[Items from a data source]
┄┄┄┄┄┄┄┄┄┄

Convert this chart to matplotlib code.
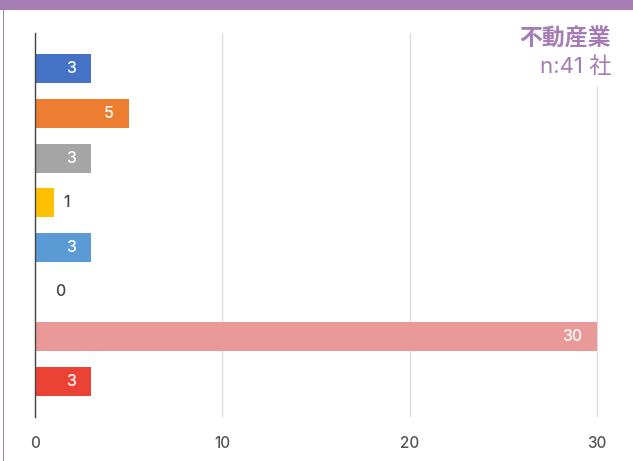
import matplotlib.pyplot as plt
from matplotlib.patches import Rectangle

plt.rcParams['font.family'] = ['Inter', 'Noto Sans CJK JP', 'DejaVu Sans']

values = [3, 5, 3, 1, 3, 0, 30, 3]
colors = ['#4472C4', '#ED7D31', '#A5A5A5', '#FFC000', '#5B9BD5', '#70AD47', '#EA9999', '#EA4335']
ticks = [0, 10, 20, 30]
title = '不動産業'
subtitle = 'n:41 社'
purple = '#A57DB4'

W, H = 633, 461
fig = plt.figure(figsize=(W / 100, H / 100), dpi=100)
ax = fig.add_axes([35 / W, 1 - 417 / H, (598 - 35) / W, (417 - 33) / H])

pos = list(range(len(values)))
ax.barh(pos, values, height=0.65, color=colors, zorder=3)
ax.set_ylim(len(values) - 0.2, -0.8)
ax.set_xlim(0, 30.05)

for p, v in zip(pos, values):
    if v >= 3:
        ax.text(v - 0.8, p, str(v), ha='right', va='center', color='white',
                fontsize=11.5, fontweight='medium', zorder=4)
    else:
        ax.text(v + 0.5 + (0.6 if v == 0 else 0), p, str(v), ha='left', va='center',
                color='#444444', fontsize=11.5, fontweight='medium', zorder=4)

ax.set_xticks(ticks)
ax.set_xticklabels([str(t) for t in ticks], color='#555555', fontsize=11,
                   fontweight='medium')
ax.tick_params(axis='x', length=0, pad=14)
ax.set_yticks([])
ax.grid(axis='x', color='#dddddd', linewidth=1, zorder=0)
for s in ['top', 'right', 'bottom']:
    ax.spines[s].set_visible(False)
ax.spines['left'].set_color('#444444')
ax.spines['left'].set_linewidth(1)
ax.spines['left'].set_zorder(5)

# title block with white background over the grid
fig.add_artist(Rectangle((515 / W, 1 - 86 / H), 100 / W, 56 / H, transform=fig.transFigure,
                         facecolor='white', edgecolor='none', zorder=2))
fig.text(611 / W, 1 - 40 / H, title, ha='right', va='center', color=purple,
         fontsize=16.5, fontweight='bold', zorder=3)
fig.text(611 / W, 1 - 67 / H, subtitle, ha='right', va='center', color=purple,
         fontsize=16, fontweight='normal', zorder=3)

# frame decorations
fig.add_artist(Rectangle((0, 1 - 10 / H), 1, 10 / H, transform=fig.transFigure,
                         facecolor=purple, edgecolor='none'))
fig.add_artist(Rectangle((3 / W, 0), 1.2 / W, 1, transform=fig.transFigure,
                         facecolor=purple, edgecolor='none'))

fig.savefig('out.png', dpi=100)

┄┄┄┄┄┄┄┄┄┄

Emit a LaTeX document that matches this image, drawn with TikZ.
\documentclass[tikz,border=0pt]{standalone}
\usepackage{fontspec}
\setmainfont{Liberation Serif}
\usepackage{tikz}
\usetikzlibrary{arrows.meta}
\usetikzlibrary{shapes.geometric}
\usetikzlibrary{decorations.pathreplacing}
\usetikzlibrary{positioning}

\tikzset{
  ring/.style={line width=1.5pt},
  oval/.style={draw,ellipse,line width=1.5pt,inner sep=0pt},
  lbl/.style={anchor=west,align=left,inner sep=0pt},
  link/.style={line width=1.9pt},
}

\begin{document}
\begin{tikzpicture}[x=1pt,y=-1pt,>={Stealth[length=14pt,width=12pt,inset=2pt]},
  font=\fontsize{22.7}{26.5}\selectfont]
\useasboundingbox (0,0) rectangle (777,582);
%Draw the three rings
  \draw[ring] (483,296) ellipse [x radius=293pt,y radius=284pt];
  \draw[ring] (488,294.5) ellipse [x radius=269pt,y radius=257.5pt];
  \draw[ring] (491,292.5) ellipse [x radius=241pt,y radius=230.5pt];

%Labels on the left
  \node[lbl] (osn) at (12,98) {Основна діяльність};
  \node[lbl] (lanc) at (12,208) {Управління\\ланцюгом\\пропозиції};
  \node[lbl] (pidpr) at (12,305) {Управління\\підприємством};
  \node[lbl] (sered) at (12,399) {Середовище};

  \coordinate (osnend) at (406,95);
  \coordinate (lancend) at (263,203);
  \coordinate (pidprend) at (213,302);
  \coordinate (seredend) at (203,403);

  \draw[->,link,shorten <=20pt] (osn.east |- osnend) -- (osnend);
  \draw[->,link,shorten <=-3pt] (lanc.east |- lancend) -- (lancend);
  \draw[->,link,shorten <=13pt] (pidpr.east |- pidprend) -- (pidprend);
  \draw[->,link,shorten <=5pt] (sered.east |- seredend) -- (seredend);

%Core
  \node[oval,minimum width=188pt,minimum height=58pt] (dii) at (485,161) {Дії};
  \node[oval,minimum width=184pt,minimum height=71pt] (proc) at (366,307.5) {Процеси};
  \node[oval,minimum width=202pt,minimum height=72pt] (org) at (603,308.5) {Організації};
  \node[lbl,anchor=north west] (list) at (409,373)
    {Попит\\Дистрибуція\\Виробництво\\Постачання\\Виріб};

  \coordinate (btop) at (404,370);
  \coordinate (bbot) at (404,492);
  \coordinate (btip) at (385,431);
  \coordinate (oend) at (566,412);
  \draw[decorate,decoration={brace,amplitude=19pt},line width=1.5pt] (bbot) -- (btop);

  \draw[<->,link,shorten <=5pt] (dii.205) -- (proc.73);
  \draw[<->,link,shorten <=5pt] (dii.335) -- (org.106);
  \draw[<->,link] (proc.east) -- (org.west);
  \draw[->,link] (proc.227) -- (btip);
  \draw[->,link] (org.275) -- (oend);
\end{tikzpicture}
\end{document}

┄┄┄┄┄┄┄┄┄┄

Using the data above, print only the lines starting at the one with "Convert this chart to matplotlib code." and ending at the one with "color='#444444', fontsize=11.5, fontweight='medium', zorder=4)", exactly as they stand, minus the pictures.

Convert this chart to matplotlib code.
import matplotlib.pyplot as plt
from matplotlib.patches import Rectangle

plt.rcParams['font.family'] = ['Inter', 'Noto Sans CJK JP', 'DejaVu Sans']

values = [3, 5, 3, 1, 3, 0, 30, 3]
colors = ['#4472C4', '#ED7D31', '#A5A5A5', '#FFC000', '#5B9BD5', '#70AD47', '#EA9999', '#EA4335']
ticks = [0, 10, 20, 30]
title = '不動産業'
subtitle = 'n:41 社'
purple = '#A57DB4'

W, H = 633, 461
fig = plt.figure(figsize=(W / 100, H / 100), dpi=100)
ax = fig.add_axes([35 / W, 1 - 417 / H, (598 - 35) / W, (417 - 33) / H])

pos = list(range(len(values)))
ax.barh(pos, values, height=0.65, color=colors, zorder=3)
ax.set_ylim(len(values) - 0.2, -0.8)
ax.set_xlim(0, 30.05)

for p, v in zip(pos, values):
    if v >= 3:
        ax.text(v - 0.8, p, str(v), ha='right', va='center', color='white',
                fontsize=11.5, fontweight='medium', zorder=4)
    else:
        ax.text(v + 0.5 + (0.6 if v == 0 else 0), p, str(v), ha='left', va='center',
                color='#444444', fontsize=11.5, fontweight='medium', zorder=4)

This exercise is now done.